WHAT NEEDS TO BE DONE: Exactly repeat the material, dropping every picture from the copy.

RECORDS PROVIDED:
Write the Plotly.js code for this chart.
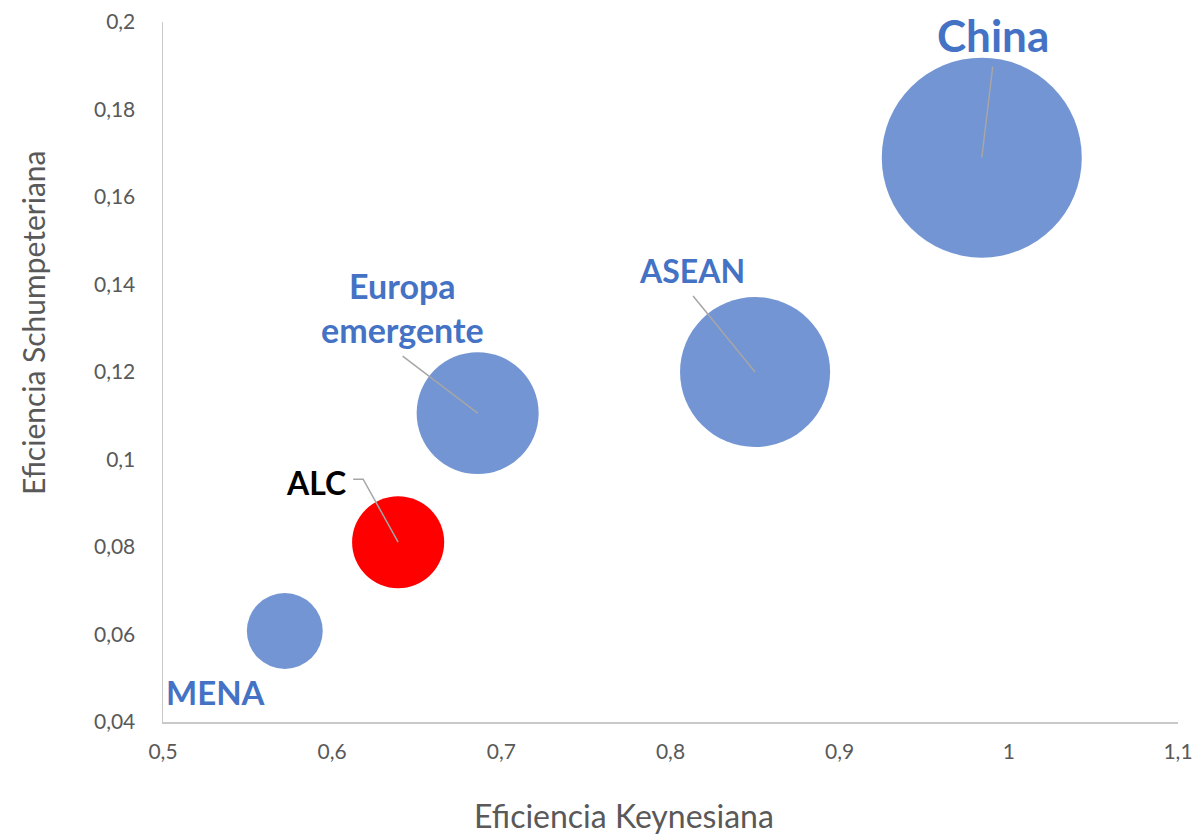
<!DOCTYPE html>
<html>
<head>
<meta charset="utf-8">
<script src="https://cdn.plot.ly/plotly-3.0.1.min.js"></script>
<style>
  html, body { margin: 0; padding: 0; background: #ffffff; }
  #chart { width: 1194px; height: 835px; }
</style>
</head>
<body>
<div id="chart"></div>
<script>
// Regiones y sus eficiencias
const regiones = ['MENA', 'ALC', 'Europa emergente', 'ASEAN', 'China'];
const eficienciaKeynesiana = [0.572, 0.639, 0.686, 0.850, 0.984];
const eficienciaSchumpeteriana = [0.0608, 0.0811, 0.1106, 0.1200, 0.1690];
// Tamaño relativo de cada burbuja (proporcional al área)
const tamanoBurbuja = [14.4, 21.2, 37.2, 56.3, 100];
const etiquetas = ['MENA', 'ALC', 'Europa<br>emergente', 'ASEAN', 'China'];
const tituloX = 'Eficiencia Keynesiana';
const tituloY = 'Eficiencia Schumpeteriana';

// Estilo por región
const AZUL = 'rgba(68,114,196,0.75)';
const AZUL_TEXTO = '#4472C4';
const coloresBurbuja = [AZUL, '#FF0000', AZUL, AZUL, AZUL];
const coloresEtiqueta = [AZUL_TEXTO, '#000000', AZUL_TEXTO, AZUL_TEXTO, AZUL_TEXTO];
const tamanoFuente = [33, 32, 34, 32, 44];
// Desplazamiento de cada etiqueta respecto al centro de su burbuja (px, y hacia arriba)
const desplazamiento = [[-69, -61], [-82, 60], [-75, 106], [-63, 102], [11, 123]];
// Líneas guía (px relativos al centro de la burbuja); null = sin línea
const guias = [null, 'M0,0L-35,63L-45,63', 'M0,0L-75,57', 'M0,0L-62,76', 'M0,0L11,91'];

const DIAMETRO_MAX = 200;
const sizeref = 2 * Math.max(...tamanoBurbuja) / (DIAMETRO_MAX * DIAMETRO_MAX);

const trace = {
  type: 'scatter',
  mode: 'markers',
  x: eficienciaKeynesiana,
  y: eficienciaSchumpeteriana,
  text: regiones,
  hoverinfo: 'text',
  marker: {
    size: tamanoBurbuja,
    sizemode: 'area',
    sizeref: sizeref,
    color: coloresBurbuja,
    opacity: 1,
    line: { width: 0 }
  },
  cliponaxis: false
};

const annotations = regiones.map((r, i) => ({
  x: eficienciaKeynesiana[i],
  y: eficienciaSchumpeteriana[i],
  xref: 'x', yref: 'y',
  text: etiquetas[i],
  showarrow: false,
  xshift: desplazamiento[i][0],
  yshift: desplazamiento[i][1],
  xanchor: 'center', yanchor: 'middle',
  align: 'center',
  font: { family: 'Lato, sans-serif', size: tamanoFuente[i], color: coloresEtiqueta[i], weight: 700 }
}));

// Títulos de los ejes, centrados sobre el área del gráfico
annotations.push({
  xref: 'paper', yref: 'paper', x: 0.4542, y: -0.1329,
  text: tituloX, showarrow: false, xanchor: 'center', yanchor: 'middle',
  font: { family: 'Lato, sans-serif', size: 32, color: '#595959' }
});
annotations.push({
  xref: 'paper', yref: 'paper', x: -0.1281, y: 0.5714,
  text: tituloY, showarrow: false, xanchor: 'center', yanchor: 'middle',
  textangle: -90,
  font: { family: 'Lato, sans-serif', size: 30, color: '#595959' }
});

const shapes = [];
guias.forEach((p, i) => {
  if (!p) return;
  shapes.push({
    type: 'path',
    xref: 'x', yref: 'y',
    xsizemode: 'pixel', ysizemode: 'pixel',
    xanchor: eficienciaKeynesiana[i],
    yanchor: eficienciaSchumpeteriana[i],
    path: p,
    line: { color: '#A6A6A6', width: 1.5 },
    layer: 'above'
  });
});

const tickFont = { family: 'Lato, sans-serif', size: 21, color: '#595959' };

const layout = {
  width: 1194,
  height: 835,
  margin: { l: 163, r: 16, t: 22, b: 113 },
  paper_bgcolor: '#ffffff',
  plot_bgcolor: '#ffffff',
  separators: ', ',
  showlegend: false,
  xaxis: {
    range: [0.5, 1.1],
    dtick: 0.1,
    tick0: 0.5,
    showgrid: false,
    zeroline: false,
    showline: true,
    linecolor: '#C9C9C9',
    linewidth: 1.5,
    ticks: '',
    ticklabelstandoff: 10,
    ticklabeloverflow: 'allow',
    tickfont: tickFont
  },
  yaxis: {
    range: [0.04, 0.2],
    dtick: 0.02,
    tick0: 0.04,
    showgrid: false,
    zeroline: false,
    showline: true,
    linecolor: '#C9C9C9',
    linewidth: 1.5,
    ticks: '',
    ticklabelstandoff: 22,
    tickfont: tickFont
  },
  annotations: annotations,
  shapes: shapes
};

Plotly.newPlot('chart', [trace], layout, { displayModeBar: false, staticPlot: true });
</script>
</body>
</html>
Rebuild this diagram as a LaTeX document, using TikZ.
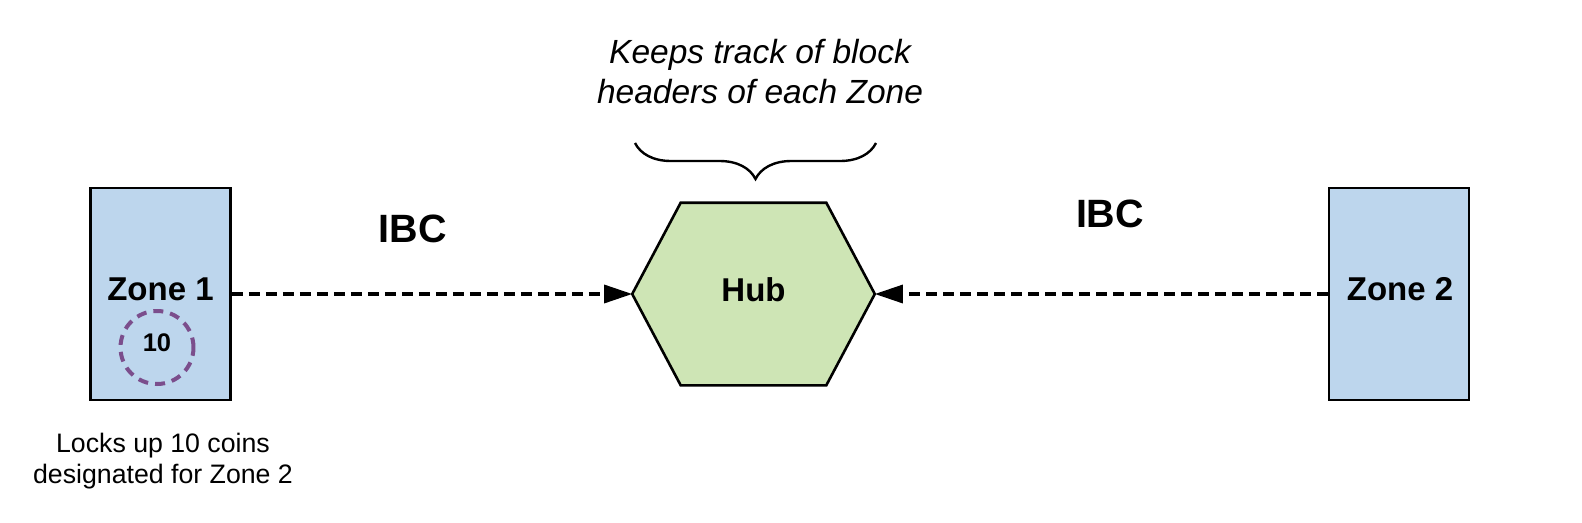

OUTPUT FOR THIS EXERCISE:
Write the Plotly.js code for this chart.
<!DOCTYPE html>
<html>
<head>
<meta charset="utf-8">
<script src="https://cdn.plot.ly/plotly-3.0.1.min.js"></script>
<style>
  html, body { margin: 0; padding: 0; background: #ffffff; }
  #chart { width: 1194px; height: 835px; }
</style>
</head>
<body>
<div id="chart"></div>
<script>
// Regiones y sus eficiencias
const regiones = ['MENA', 'ALC', 'Europa emergente', 'ASEAN', 'China'];
const eficienciaKeynesiana = [0.572, 0.639, 0.686, 0.850, 0.984];
const eficienciaSchumpeteriana = [0.0608, 0.0811, 0.1106, 0.1200, 0.1690];
// Tamaño relativo de cada burbuja (proporcional al área)
const tamanoBurbuja = [14.4, 21.2, 37.2, 56.3, 100];
const etiquetas = ['MENA', 'ALC', 'Europa<br>emergente', 'ASEAN', 'China'];
const tituloX = 'Eficiencia Keynesiana';
const tituloY = 'Eficiencia Schumpeteriana';

// Estilo por región
const AZUL = 'rgba(68,114,196,0.75)';
const AZUL_TEXTO = '#4472C4';
const coloresBurbuja = [AZUL, '#FF0000', AZUL, AZUL, AZUL];
const coloresEtiqueta = [AZUL_TEXTO, '#000000', AZUL_TEXTO, AZUL_TEXTO, AZUL_TEXTO];
const tamanoFuente = [33, 32, 34, 32, 44];
// Desplazamiento de cada etiqueta respecto al centro de su burbuja (px, y hacia arriba)
const desplazamiento = [[-69, -61], [-82, 60], [-75, 106], [-63, 102], [11, 123]];
// Líneas guía (px relativos al centro de la burbuja); null = sin línea
const guias = [null, 'M0,0L-35,63L-45,63', 'M0,0L-75,57', 'M0,0L-62,76', 'M0,0L11,91'];

const DIAMETRO_MAX = 200;
const sizeref = 2 * Math.max(...tamanoBurbuja) / (DIAMETRO_MAX * DIAMETRO_MAX);

const trace = {
  type: 'scatter',
  mode: 'markers',
  x: eficienciaKeynesiana,
  y: eficienciaSchumpeteriana,
  text: regiones,
  hoverinfo: 'text',
  marker: {
    size: tamanoBurbuja,
    sizemode: 'area',
    sizeref: sizeref,
    color: coloresBurbuja,
    opacity: 1,
    line: { width: 0 }
  },
  cliponaxis: false
};

const annotations = regiones.map((r, i) => ({
  x: eficienciaKeynesiana[i],
  y: eficienciaSchumpeteriana[i],
  xref: 'x', yref: 'y',
  text: etiquetas[i],
  showarrow: false,
  xshift: desplazamiento[i][0],
  yshift: desplazamiento[i][1],
  xanchor: 'center', yanchor: 'middle',
  align: 'center',
  font: { family: 'Lato, sans-serif', size: tamanoFuente[i], color: coloresEtiqueta[i], weight: 700 }
}));

// Títulos de los ejes, centrados sobre el área del gráfico
annotations.push({
  xref: 'paper', yref: 'paper', x: 0.4542, y: -0.1329,
  text: tituloX, showarrow: false, xanchor: 'center', yanchor: 'middle',
  font: { family: 'Lato, sans-serif', size: 32, color: '#595959' }
});
annotations.push({
  xref: 'paper', yref: 'paper', x: -0.1281, y: 0.5714,
  text: tituloY, showarrow: false, xanchor: 'center', yanchor: 'middle',
  textangle: -90,
  font: { family: 'Lato, sans-serif', size: 30, color: '#595959' }
});

const shapes = [];
guias.forEach((p, i) => {
  if (!p) return;
  shapes.push({
    type: 'path',
    xref: 'x', yref: 'y',
    xsizemode: 'pixel', ysizemode: 'pixel',
    xanchor: eficienciaKeynesiana[i],
    yanchor: eficienciaSchumpeteriana[i],
    path: p,
    line: { color: '#A6A6A6', width: 1.5 },
    layer: 'above'
  });
});

const tickFont = { family: 'Lato, sans-serif', size: 21, color: '#595959' };

const layout = {
  width: 1194,
  height: 835,
  margin: { l: 163, r: 16, t: 22, b: 113 },
  paper_bgcolor: '#ffffff',
  plot_bgcolor: '#ffffff',
  separators: ', ',
  showlegend: false,
  xaxis: {
    range: [0.5, 1.1],
    dtick: 0.1,
    tick0: 0.5,
    showgrid: false,
    zeroline: false,
    showline: true,
    linecolor: '#C9C9C9',
    linewidth: 1.5,
    ticks: '',
    ticklabelstandoff: 10,
    ticklabeloverflow: 'allow',
    tickfont: tickFont
  },
  yaxis: {
    range: [0.04, 0.2],
    dtick: 0.02,
    tick0: 0.04,
    showgrid: false,
    zeroline: false,
    showline: true,
    linecolor: '#C9C9C9',
    linewidth: 1.5,
    ticks: '',
    ticklabelstandoff: 22,
    tickfont: tickFont
  },
  annotations: annotations,
  shapes: shapes
};

Plotly.newPlot('chart', [trace], layout, { displayModeBar: false, staticPlot: true });
</script>
</body>
</html>
Rebuild this diagram as a LaTeX document, using TikZ.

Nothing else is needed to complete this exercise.